What to do - The material below holds pictures; leave them out and reproduce exactly the lines from the one with "Emit a Python" through the one with "from matplotlib.patches import PathPatch", inclusive.

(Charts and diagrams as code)
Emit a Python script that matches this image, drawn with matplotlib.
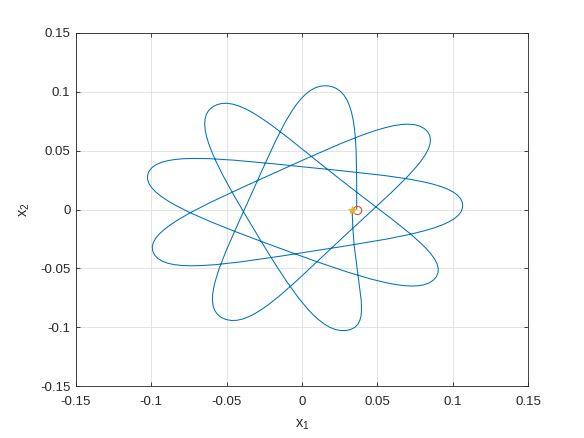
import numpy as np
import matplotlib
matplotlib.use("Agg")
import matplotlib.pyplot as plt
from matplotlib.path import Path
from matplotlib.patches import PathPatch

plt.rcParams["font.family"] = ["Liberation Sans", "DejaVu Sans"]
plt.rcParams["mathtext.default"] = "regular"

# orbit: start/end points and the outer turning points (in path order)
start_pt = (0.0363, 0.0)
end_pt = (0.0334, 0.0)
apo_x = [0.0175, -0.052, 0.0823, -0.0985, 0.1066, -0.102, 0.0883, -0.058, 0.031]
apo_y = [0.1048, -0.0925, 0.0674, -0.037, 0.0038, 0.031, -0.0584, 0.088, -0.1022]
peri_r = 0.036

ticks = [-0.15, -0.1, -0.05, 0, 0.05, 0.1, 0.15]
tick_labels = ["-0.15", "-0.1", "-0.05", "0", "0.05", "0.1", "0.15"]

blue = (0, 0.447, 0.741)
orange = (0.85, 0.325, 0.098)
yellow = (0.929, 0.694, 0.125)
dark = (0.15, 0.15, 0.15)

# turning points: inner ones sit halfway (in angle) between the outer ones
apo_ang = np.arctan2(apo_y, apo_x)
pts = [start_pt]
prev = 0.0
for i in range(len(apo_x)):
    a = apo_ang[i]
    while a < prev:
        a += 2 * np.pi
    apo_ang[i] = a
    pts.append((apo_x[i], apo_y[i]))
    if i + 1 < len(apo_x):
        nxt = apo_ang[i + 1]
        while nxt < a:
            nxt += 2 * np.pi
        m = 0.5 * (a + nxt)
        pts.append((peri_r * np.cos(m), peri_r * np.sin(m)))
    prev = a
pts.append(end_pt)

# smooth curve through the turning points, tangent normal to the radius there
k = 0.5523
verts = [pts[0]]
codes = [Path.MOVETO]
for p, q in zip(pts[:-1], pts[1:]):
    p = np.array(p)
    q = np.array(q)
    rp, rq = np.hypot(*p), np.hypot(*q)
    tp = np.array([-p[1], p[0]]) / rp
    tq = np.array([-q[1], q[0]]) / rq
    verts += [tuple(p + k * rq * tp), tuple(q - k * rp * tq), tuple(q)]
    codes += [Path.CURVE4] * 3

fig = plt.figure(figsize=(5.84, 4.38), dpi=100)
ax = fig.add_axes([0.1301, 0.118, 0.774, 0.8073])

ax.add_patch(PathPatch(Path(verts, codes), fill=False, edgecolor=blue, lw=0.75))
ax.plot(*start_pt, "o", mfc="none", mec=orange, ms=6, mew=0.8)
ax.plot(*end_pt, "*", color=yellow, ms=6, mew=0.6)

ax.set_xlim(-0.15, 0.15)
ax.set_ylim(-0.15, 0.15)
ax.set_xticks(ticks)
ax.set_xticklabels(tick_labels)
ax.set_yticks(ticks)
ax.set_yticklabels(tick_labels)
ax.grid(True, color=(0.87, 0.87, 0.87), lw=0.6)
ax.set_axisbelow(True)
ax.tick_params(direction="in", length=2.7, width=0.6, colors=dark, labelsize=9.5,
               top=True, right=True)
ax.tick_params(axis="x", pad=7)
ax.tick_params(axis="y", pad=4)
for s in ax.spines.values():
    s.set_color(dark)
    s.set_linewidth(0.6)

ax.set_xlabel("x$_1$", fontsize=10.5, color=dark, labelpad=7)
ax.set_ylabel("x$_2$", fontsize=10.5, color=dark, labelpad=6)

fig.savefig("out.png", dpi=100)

---

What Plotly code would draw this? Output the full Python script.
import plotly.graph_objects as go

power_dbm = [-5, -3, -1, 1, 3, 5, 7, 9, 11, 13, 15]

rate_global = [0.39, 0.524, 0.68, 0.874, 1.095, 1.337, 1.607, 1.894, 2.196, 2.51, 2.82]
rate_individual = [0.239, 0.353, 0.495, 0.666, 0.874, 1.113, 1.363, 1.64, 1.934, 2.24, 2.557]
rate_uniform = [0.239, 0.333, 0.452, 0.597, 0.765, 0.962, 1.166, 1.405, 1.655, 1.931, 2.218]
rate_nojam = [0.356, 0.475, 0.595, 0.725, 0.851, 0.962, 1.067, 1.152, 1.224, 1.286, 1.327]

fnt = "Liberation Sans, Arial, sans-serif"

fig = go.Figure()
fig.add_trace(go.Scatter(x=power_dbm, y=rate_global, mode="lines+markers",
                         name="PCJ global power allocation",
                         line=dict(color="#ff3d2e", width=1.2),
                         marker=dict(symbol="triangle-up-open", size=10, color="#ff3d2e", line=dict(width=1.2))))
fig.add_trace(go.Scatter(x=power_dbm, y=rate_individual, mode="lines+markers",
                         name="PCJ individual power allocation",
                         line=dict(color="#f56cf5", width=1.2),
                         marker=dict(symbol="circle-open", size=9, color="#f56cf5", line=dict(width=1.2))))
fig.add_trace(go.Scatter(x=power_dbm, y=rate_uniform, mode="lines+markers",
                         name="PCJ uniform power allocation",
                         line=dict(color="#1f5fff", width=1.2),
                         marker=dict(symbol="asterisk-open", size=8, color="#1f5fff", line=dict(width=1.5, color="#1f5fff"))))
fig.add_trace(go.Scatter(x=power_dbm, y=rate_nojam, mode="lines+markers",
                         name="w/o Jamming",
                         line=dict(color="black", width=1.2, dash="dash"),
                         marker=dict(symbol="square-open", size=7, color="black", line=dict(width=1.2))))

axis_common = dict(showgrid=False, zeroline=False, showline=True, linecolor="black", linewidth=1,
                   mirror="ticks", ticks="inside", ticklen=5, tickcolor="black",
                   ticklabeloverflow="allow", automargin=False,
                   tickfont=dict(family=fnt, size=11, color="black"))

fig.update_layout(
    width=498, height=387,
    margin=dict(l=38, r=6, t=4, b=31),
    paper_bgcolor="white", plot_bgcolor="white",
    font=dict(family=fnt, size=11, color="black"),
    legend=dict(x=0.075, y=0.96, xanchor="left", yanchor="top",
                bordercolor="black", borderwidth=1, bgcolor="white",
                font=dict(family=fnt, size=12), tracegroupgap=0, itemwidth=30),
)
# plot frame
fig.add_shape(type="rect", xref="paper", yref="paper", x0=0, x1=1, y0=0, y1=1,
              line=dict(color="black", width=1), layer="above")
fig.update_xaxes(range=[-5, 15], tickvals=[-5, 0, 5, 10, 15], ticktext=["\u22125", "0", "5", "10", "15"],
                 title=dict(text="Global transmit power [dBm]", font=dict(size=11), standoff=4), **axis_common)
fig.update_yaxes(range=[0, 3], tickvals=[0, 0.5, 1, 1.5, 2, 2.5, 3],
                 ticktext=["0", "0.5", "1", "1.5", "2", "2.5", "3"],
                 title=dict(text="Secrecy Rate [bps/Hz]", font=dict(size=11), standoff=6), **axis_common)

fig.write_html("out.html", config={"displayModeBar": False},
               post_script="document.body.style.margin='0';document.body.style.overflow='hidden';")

Exercise answer -
Emit a Python script that matches this image, drawn with matplotlib.
import numpy as np
import matplotlib
matplotlib.use("Agg")
import matplotlib.pyplot as plt
from matplotlib.path import Path
from matplotlib.patches import PathPatch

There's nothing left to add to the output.